Launch n8n and create a new workflow.

You start out with the trigger for the workflow. Choose “When clicking ‘Execute workflow’,” this will run the workflow to process all PDFs files in the staging folder. If you rather want your workflow to run continuously and process files as they get uploaded to the staging folder use the “Local File Trigger” with “Changes Involving a Specific Folder.”

You can load multiple files at once with the “Read/Write Files from Disk” node. However, this took a long time with just a bit over 100 files. Loading all at once before any further steps are processed also bears the risk of having to process everything all over again.

Instead, you build a workflow that pulls a listing of the files and then processes each PDF file in a loop. If a step fails and terminates the workfow, you will be able restart it and process the remaining documents.

There is no n8n node for listing files, so you have to create the file listing task in two nodes:

The first node, “Execute Command”, executes an shell command like

ls /data/ai-papers-staging/*.pdf

or

find /data/ai-papers-staging -name "*.pdf"

The second node, “Code in JavaScript” converts the file listing into JSON objects for the n8n data stream.

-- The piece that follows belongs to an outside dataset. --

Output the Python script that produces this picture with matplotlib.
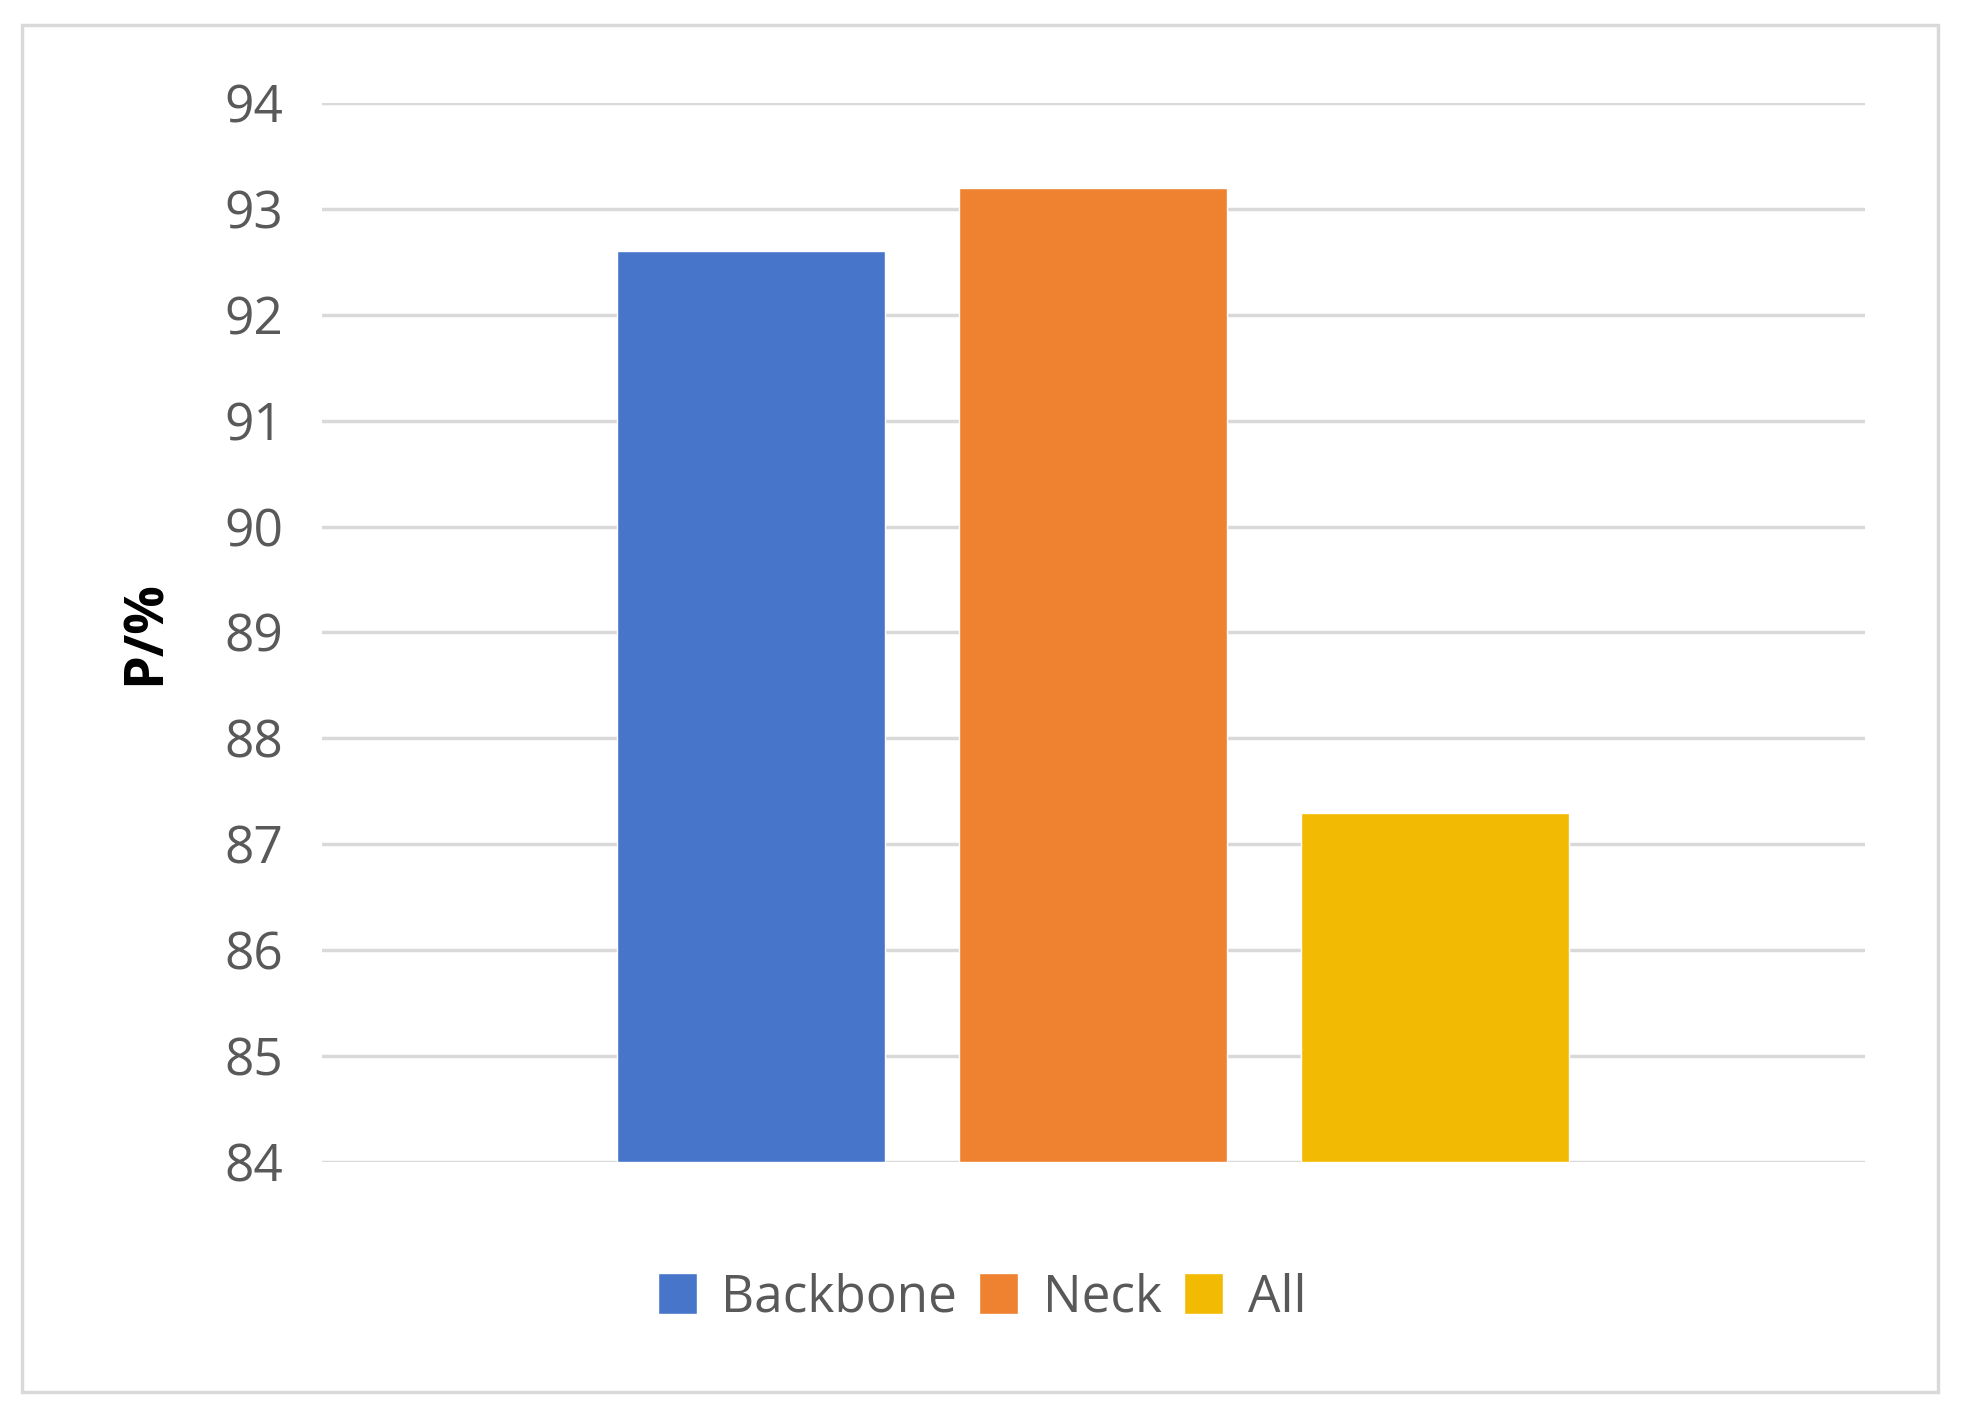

const stdout = $input.first().json.stdout;
const fileList = stdout.split('\n').filter(name => name.trim() !== '');
const numFiles = fileList.length;

// Map each filename to the standard n8n item structure
return fileList.map((fileName, index) => {
  return {
    json: {
      fileName: fileName,
      number: index + 1,      // Current file position (1-based)
      totalNumber: numFiles   // Total count from the array length
    }
  };
});

The payload, that is carried throughout the workflow from one node to the other, is references as $item array. You only need to consider the first (and only) element, and extract the STDOUT content from the UNIX shell of the “Execute Command” node. The JavaScript code converts the multi-line text into a list of file names, and produces a new array of JSON objects to pass to the next node.

Enter the code snippets into the respective nodes and execute the workflow after you populated the staging folder /data/ai-papers-staging

After the workflow has completed, double click on the “Code in JavaScript” node to see the results.

// Define the cleaning function first

function cleanString(text) {
  if (!text) return "noname";
  return text
    .toLowerCase()
    .replace(/[^a-z0-9]+/g, '_') // Replace special chars/spaces with _
    .replace(/^_+|_+$/g, '');     // Trim underscores from ends
};

function generateHex(length = 8) {
  let result = '';
  const characters = '0123456789abcdef';
  for (let i = 0; i < length; i++) {
    result += characters.charAt(Math.floor(Math.random() * 16));
  }
  return result;
}

// Loop over input items
for (const item of $input.all()) {
  // 1. Get the title from the JSON (falling back to 'untitled' if missing)
  var title = item.json.Title || item.json.Title2 || "untitled";
  
  // 2. Get the filename
  var file_name = item.json.fileName || "";
  file_name = file_name.replace(".pdf", "");
  const hash = item.json.fileNameHash || generateHex(8);
  
  // 3. Create the new filename
  // We clean the combined string, then append .pdf
  const baseName = cleanString(title.substring(0,24)) + "_" + hash;
  
  item.json.NewFilename = baseName + ".pdf";
  item.json.NewFileStem = baseName;
}

return $input.all();

In the body of the loop executes two independent tasks. The one on the top comprised of the “Crypto” and “Create New Filename” nodes forms a new filename for the document from its title and a hash of the original name. Most of the logic is in the code block. However, the build-in JavaScript does not provide a package for hashing alforithms. That’s why you need to use the “Crypto” node.

The branch below uses Ollama to generate an abstract from the text of the first page of the document.

Both tasks create fields that you need to merged. Finally the data objects inserted into a data table, saved into a JSON file. The original file is renamed to the new name.

This workflow turned what used to be a messy, manual process into a structured and fully automated pipeline. By combining file system operations, metadata extraction, and lightweight AI processing in n8n, I now have a searchable, consistently named collection of research papers ready for further analysis. Beyond arXiv papers, the same pattern can automate academic literature curation, internal documentation management, or data ingestion for knowledge graph construction. It’s a simple example of how low-code automation can bridge the gap between research workflows and reproducible, scalable systems.